I asked C.C. what three words he would use to describe his book, with the one condition that he not use the word "amazing."

After some reflection, he came up with "honest," "inspiring," and "realistic."

I found all three of these words apt. It felt honest to me, in part, because the book was very C.C. C.C.'s distinctive voice comes through in the prose and reflects his trademark guileless candor.

It also felt honest to me because, frankly, it was realistic. Rather than a book that promises to magically transform your life if you just follow its formula or that encourages you to drop everything and pursue your dreams at all costs, it's advice is actually fairly tempered. 

While encouraging people to take risks, C.C. acknowledges that doing so can in fact be risky and cautions people to consider the consequences, weigh the potential benefits against the potential costs, and proceed reasonably. His watchwords are not "Just Do It" so much as, "Be Smart and Strategic."

This realism is also what lends the book the potential to inspire. It is not filled, as some similar books are, with tales of one-in-a-million achievements or stories of what "amazing" companies (Apple, Zappos, Southwest, etc.) have done. Instead, it consists primarily of examples taken from C.C.'s own experience or from the experiences of his friends. 

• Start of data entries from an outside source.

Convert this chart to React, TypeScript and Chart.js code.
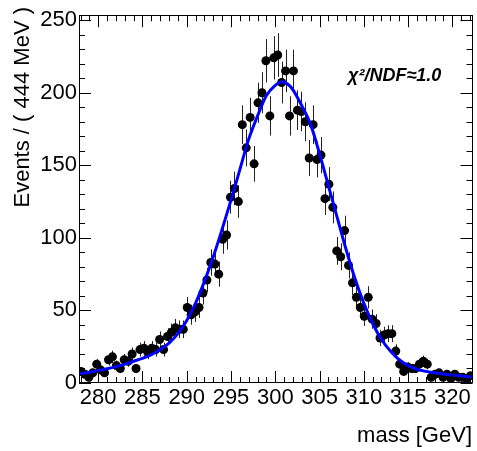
import React, { useEffect, useRef } from "react";
import { Chart, registerables } from "chart.js";

Chart.register(...registerables);

// ---- axis ranges and binning ----
const X_MIN = 277.83;
const X_MAX = 322.28;
const Y_MIN = 0;
const Y_MAX = 253.4;
const BIN_WIDTH = 0.4445;

// ---- tick labels ----
const X_TICKS = [280, 285, 290, 295, 300, 305, 310, 315, 320];
const Y_TICKS = [0, 50, 100, 150, 200, 250];
const X_MINOR_STEP = 1;
const Y_MINOR_STEP = 10;

// ---- texts ----
const X_TITLE = "mass [GeV]";
const Y_TITLE = "Events / ( 444 MeV )";
const FIT_LABEL = "\u03C7\u00B2/NDF\u22481.0";

// ---- data: event counts per bin ----
const COUNTS = [
  8, 6, 4, 7, 13, 9, 7, 16, 18, 12,
  10, 16, 15, 20, 10, 23, 24, 21, 24, 23,
  30, 23, 32, 35, 38, 37, 37, 52, 47, 49,
  52, 62, 71, 83, 82, 75, 99, 102, 128, 134,
  125, 178, 162, 183, 151, 193, 200, 222, 184, 224,
  226, 207, 215, 184, 215, 188, 187, 180, 155, 178,
  154, 157, 127, 137, 121, 91, 87, 105, 81, 69,
  59, 52, 46, 59, 44, 41, 31, 33, 34, 34,
  22, 13, 8, 11, 10, 10, 13, 15, 13, 4,
  6, 7, 4, 6, 3, 6, 4, 4, 3, 5,
];

// ---- fit curve samples ----
const FIT_X = [
  277.85, 279, 280, 281, 282, 283, 284, 285, 286, 287, 288, 289, 290, 291, 292,
  293, 294, 295, 296, 297, 298, 299, 300, 300.75, 301.5, 302, 303, 304, 305,
  306, 307, 308, 309, 310, 311, 312, 313, 314, 315, 316, 317, 318, 319, 320,
  321, 322.28,
];
const FIT_Y = [
  6.3, 7.4, 8.6, 9.8, 11.3, 13, 15, 17, 19.5, 23, 27.5, 34, 43, 55, 70,
  87, 106, 126, 147, 168, 184, 198, 205, 207.5, 205.5, 202, 191, 178, 158,
  136, 114, 92, 72, 55, 41, 30, 22, 16, 12, 9.5, 8, 7, 6.2, 5.5,
  4.8, 4,
];

const FONT = '"Liberation Sans", Arial, Helvetica, sans-serif';

const rootStyle = {
  id: "rootStyle",
  beforeDatasetsDraw(chart: any) {
    const { ctx, chartArea, scales } = chart;
    const x = scales.x;
    const y = scales.y;
    ctx.save();
    ctx.beginPath();
    ctx.rect(chartArea.left, chartArea.top, chartArea.right - chartArea.left, chartArea.bottom - chartArea.top);
    ctx.clip();
    ctx.strokeStyle = "#222";
    ctx.lineWidth = 1;
    COUNTS.forEach((n, i) => {
      const cx = X_MIN + (i + 0.5) * BIN_WIDTH;
      const e = Math.sqrt(n);
      const px = Math.round(x.getPixelForValue(cx)) + 0.5;
      ctx.beginPath();
      ctx.moveTo(px, y.getPixelForValue(n - e));
      ctx.lineTo(px, y.getPixelForValue(n + e));
      ctx.stroke();
    });
    ctx.restore();
  },
  afterDraw(chart: any) {
    const { ctx, chartArea, scales } = chart;
    const x = scales.x;
    const y = scales.y;
    const { left, right, top, bottom } = chartArea;
    ctx.save();
    ctx.strokeStyle = "#000";
    ctx.lineWidth = 1;
    // frame
    ctx.strokeRect(Math.round(left) + 0.5, Math.round(top) + 0.5, Math.round(right - left) - 1, Math.round(bottom - top) - 1);
    const MAJ = 12;
    const MIN = 6;
    ctx.beginPath();
    // x ticks
    for (let v = Math.ceil(X_MIN); v <= X_MAX; v += X_MINOR_STEP) {
      const len = X_TICKS.includes(v) ? MAJ : MIN;
      const px = Math.round(x.getPixelForValue(v)) + 0.5;
      ctx.moveTo(px, bottom);
      ctx.lineTo(px, bottom - len);
      ctx.moveTo(px, top);
      ctx.lineTo(px, top + len);
    }
    // y ticks
    for (let v = Y_MIN; v <= Y_MAX; v += Y_MINOR_STEP) {
      const len = Y_TICKS.includes(v) ? MAJ : MIN;
      const py = Math.round(y.getPixelForValue(v)) + 0.5;
      ctx.moveTo(left, py);
      ctx.lineTo(left + len, py);
      ctx.moveTo(right, py);
      ctx.lineTo(right - len, py);
    }
    ctx.stroke();

    // titles
    ctx.fillStyle = "#000";
    ctx.font = `22px ${FONT}`;
    ctx.textAlign = "right";
    ctx.textBaseline = "middle";
    ctx.fillText(X_TITLE, 472, 436);
    ctx.save();
    ctx.translate(23, 7);
    ctx.rotate(-Math.PI / 2);
    ctx.textAlign = "right";
    ctx.fillText(Y_TITLE, 0, 0);
    ctx.restore();

    // fit label
    ctx.font = `italic bold 18px ${FONT}`;
    ctx.textAlign = "left";
    ctx.textBaseline = "middle";
    ctx.fillText(FIT_LABEL, 348, 76);
    ctx.restore();
  },
};

export default function App() {
  const ref = useRef<HTMLCanvasElement | null>(null);
  useEffect(() => {
    if (!ref.current) return;
    const points = COUNTS.map((n, i) => ({ x: X_MIN + (i + 0.5) * BIN_WIDTH, y: n }));
    const fit = FIT_X.map((v, i) => ({ x: v, y: FIT_Y[i] }));
    const chart = new Chart(ref.current, {
      type: "scatter",
      data: {
        datasets: [
          {
            label: "fit",
            data: fit,
            showLine: true,
            borderColor: "#0000ff",
            borderWidth: 3,
            pointRadius: 0,
            cubicInterpolationMode: "monotone",
            fill: false,
          } as any,
          {
            label: "data",
            data: points,
            pointRadius: 4.5,
            pointBackgroundColor: "#000",
            pointBorderColor: "#000",
            pointBorderWidth: 0,
            showLine: false,
          } as any,
        ],
      },
      options: {
        responsive: false,
        animation: false,
        devicePixelRatio: 1,
        layout: { padding: { left: 0, right: 3, top: 9, bottom: 0 } },
        plugins: {
          legend: { display: false },
          tooltip: { enabled: false },
          title: { display: false },
        },
        scales: {
          x: {
            type: "linear",
            min: X_MIN,
            max: X_MAX,
            grid: { display: false, drawTicks: false },
            border: { display: false },
            afterBuildTicks: (s: any) => {
              s.ticks = X_TICKS.map((v) => ({ value: v }));
            },
            afterFit: (s: any) => {
              s.height = 68;
            },
            ticks: {
              autoSkip: false,
              maxRotation: 0,
              padding: 2,
              color: "#000",
              font: { family: FONT, size: 22 },
              callback: (v: any) => String(v),
            },
          },
          y: {
            type: "linear",
            min: Y_MIN,
            max: Y_MAX,
            grid: { display: false, drawTicks: false },
            border: { display: false },
            afterBuildTicks: (s: any) => {
              s.ticks = Y_TICKS.map((v) => ({ value: v }));
            },
            afterFit: (s: any) => {
              s.width = 79;
            },
            ticks: {
              autoSkip: false,
              padding: 2,
              color: "#000",
              font: { family: FONT, size: 22 },
              callback: (v: any) => String(v),
            },
          },
        },
      },
      plugins: [rootStyle],
    });
    return () => chart.destroy();
  }, []);
  return (
    <div style={{ position: "absolute", left: 0, top: 0, width: 477, height: 451, background: "#fff" }}>
      <canvas ref={ref} width={477} height={451} style={{ display: "block", width: 477, height: 451 }} />
    </div>
  );
}
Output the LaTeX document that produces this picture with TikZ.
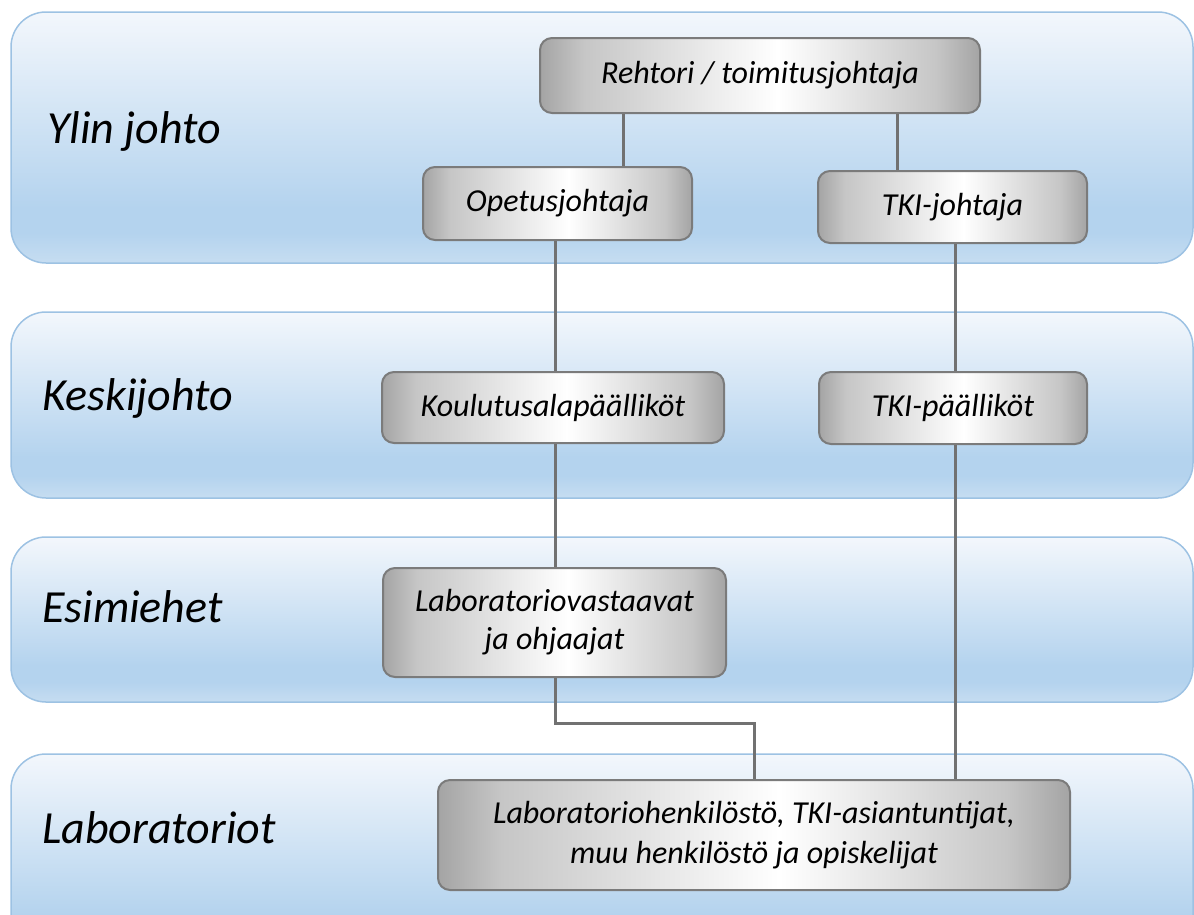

In other words, it is inspiring because he doesn't insist that we emulate people with whom we can't really identify in the first place, but, rather, allows us to learn from the ups and downs of "a humble, New England guy," who readily admits that he (like many of us) doesn't yet know where he'll be in five years.

Do the Work and Be Amazed

The honesty, inspiration, and realism are summed up in the two main themes of this book: Whatever you would like to accomplish, you need to do the work; and, no matter how much work you are doing or need to do, take some time out to be amazed.

Thus, on the one hand, C.C. writes, “The key factor is to realize that amazing things come only to those who work hard at making them happen.” (Or, as he put it when we spoke, "Working hard plays a big role in being happy.") 

On the other hand, he says, "I watch way, way too many people work, work, work, work, work and they never ever, ever take a moment to enjoy anything…I just hate seeing people not enjoying even a few minutes, you know? Unplug! Listen to a record! Watch a movie! Put away the phone!"

As C.C. points out, you need to be able to rev your engine and go all out, but you also need to be able to idle. If you work to strike the balance between those two states—giving your all when you need to give your all and chilling when you need to chill—then life may indeed become truly amazing.